WASHINGTON, D. C., RAW – The International Monetary Fund has maintained its 6.0 per cent global growth forecast for 2021, upgrading its outlook for the United States and other wealthy economies but cutting estimates for developing countries struggling with surging COVID-19 infections.

The divergence is based largely on better access to COVID-19 vaccines and continued fiscal support in advanced economies while emerging markets face difficulties on both fronts, the IMF said in an update to its World Economic Outlook.

“Close to 40 per cent of the population in advanced economies has been fully vaccinated, compared with 11 percent in emerging market economies and a tiny fraction in low-income developing countries,” Gita Gopinath, the IMF’s chief economist, said during a news conference.

“Faster than expected vaccination rates and return to normalcy have led to upgrades, while lack of access to vaccines and renewed waves of COVID-19 cases in some countries, notably India, have led to downgrades,” she said.

The IMF significantly raised its forecasts for the United States, which it now expects to grow at 7.0 per cent in 2021 and 4.9 per cent in 2022 – up 0.6 and 1.4 percentage points respectively from the forecasts in April.

The projections assume the US Congress will approve President Joe Biden’s roughly $US4 trillion ($A5.4 trillion) in proposed infrastructure, education and family support spending largely as envisioned by the White House.

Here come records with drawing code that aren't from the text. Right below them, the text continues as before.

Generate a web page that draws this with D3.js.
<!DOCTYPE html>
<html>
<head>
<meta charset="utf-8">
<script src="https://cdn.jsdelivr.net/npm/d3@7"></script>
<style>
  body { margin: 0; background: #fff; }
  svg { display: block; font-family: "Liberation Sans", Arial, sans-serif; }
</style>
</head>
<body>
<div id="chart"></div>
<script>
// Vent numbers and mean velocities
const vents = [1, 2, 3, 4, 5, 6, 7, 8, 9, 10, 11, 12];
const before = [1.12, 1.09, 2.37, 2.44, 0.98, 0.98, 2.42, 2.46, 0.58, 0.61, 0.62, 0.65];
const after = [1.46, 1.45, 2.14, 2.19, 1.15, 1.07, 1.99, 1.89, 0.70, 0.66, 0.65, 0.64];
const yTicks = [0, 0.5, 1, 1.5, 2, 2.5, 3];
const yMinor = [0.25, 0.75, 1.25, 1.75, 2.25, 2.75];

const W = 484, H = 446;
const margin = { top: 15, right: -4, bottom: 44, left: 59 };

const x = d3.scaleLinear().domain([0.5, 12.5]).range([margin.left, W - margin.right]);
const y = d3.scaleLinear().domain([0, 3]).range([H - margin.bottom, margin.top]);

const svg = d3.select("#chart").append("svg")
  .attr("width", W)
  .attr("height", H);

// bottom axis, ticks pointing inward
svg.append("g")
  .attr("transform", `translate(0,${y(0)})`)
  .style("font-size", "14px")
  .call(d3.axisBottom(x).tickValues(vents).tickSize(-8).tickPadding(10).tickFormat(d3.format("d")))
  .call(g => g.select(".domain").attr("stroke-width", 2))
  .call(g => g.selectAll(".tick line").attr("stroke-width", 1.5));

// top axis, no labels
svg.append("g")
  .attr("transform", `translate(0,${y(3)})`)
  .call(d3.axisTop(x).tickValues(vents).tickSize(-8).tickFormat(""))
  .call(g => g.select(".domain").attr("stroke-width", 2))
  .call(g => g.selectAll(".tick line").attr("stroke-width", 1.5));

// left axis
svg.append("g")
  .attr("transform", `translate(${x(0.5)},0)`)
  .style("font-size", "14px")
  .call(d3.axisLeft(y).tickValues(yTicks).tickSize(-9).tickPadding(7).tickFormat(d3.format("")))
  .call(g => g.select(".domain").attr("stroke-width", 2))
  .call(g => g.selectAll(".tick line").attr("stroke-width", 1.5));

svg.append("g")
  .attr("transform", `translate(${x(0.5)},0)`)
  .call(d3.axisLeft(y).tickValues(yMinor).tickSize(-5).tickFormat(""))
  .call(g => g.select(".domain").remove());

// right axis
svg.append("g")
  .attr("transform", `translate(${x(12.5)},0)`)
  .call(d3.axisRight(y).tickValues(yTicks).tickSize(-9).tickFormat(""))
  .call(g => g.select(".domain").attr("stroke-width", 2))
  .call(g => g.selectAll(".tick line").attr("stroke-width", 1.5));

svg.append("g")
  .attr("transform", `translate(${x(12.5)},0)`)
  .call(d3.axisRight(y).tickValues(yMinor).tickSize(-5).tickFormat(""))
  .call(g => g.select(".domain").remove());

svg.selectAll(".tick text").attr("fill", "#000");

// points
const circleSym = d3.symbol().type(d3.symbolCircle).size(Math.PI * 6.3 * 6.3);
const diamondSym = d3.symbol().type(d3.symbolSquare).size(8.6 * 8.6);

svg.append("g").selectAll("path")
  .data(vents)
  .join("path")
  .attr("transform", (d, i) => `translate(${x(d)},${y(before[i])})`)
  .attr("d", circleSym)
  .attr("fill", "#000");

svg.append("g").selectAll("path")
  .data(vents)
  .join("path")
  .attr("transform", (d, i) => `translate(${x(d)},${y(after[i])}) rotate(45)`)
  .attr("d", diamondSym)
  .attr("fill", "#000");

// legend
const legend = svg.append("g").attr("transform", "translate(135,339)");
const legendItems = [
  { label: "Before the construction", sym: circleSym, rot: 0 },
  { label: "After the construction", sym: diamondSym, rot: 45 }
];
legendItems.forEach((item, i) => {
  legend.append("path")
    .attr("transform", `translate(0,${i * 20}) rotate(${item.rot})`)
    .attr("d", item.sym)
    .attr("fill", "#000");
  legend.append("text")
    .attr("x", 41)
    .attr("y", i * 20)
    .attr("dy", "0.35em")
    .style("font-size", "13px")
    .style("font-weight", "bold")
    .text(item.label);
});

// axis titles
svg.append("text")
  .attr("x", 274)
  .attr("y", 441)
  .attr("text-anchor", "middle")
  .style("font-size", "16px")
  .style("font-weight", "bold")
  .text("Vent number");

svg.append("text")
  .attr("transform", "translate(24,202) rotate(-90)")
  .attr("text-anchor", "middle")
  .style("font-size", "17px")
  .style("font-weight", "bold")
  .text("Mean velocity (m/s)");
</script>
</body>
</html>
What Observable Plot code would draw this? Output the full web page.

Positive spill-overs from the US spending plans, along with expected progress in COVID-19 vaccination rates, are boosting the IMF’s 2022 global growth forecast to 4.9 per cent, up 0.5 percentage point from April.

The Fund gave its biggest upgrade to the United Kingdom, lifting its 2021 growth by 1.7 percentage points to 7.0 per cent, reflecting better adaptation to COVID-19 restrictions than previously anticipated.

The euro zone received a smaller 0.2 percentage point upgrade for 2021 while Japan had a 0.5 percentage point cut, reflecting higher infections and tighter restrictions in the first half of the year.

India, which has struggled with a massive wave of coronavirus infections this year, had the biggest cut in its growth forecast – three percentage points – to 9.5 per cent for 2021.

The IMF also reduced its 2021 forecast for China by 0.3 percentage point, citing a scaling back of public investment and overall fiscal support.

The IMF also forecast lower prospects for Indonesia, Malaysia, the Philippines, Thailand and Vietnam where recent waves of COVID-19 infections are weighing on activity.

The Fund forecast that emerging Asia would grow 7.5 per cent this year, down 1.1 percentage points from the April forecast.

Low-income countries had a downgrade of 0.4 percentage point in their 2021 growth, with the Fund citing the slow rollout of vaccines as the main factor impeding their recovery.

Gopinath said the IMF views inflation pressures as transitory due to “supply-demand mismatches” as economies reopen, with high inflation readings this year, especially in the US, returning to normal levels next year.

But she said that if supply bottlenecks proved long-lasting, they could cause inflation expectations to become unanchored next year, which would be a concern.

“While we are seeing wages going up for some sectors, we are not seeing that as a broad-based phenomenon and inflation expectations are anchored,” she said.

“However, we still aren’t out of the woods yet.”

If the US central bank reassesses its inflation outlook and takes pre-emptive action to tighten monetary policy, this would add a “double-hit” to emerging markets, adding capital outflows and higher borrowing costs to their growth challenges, the IMF said.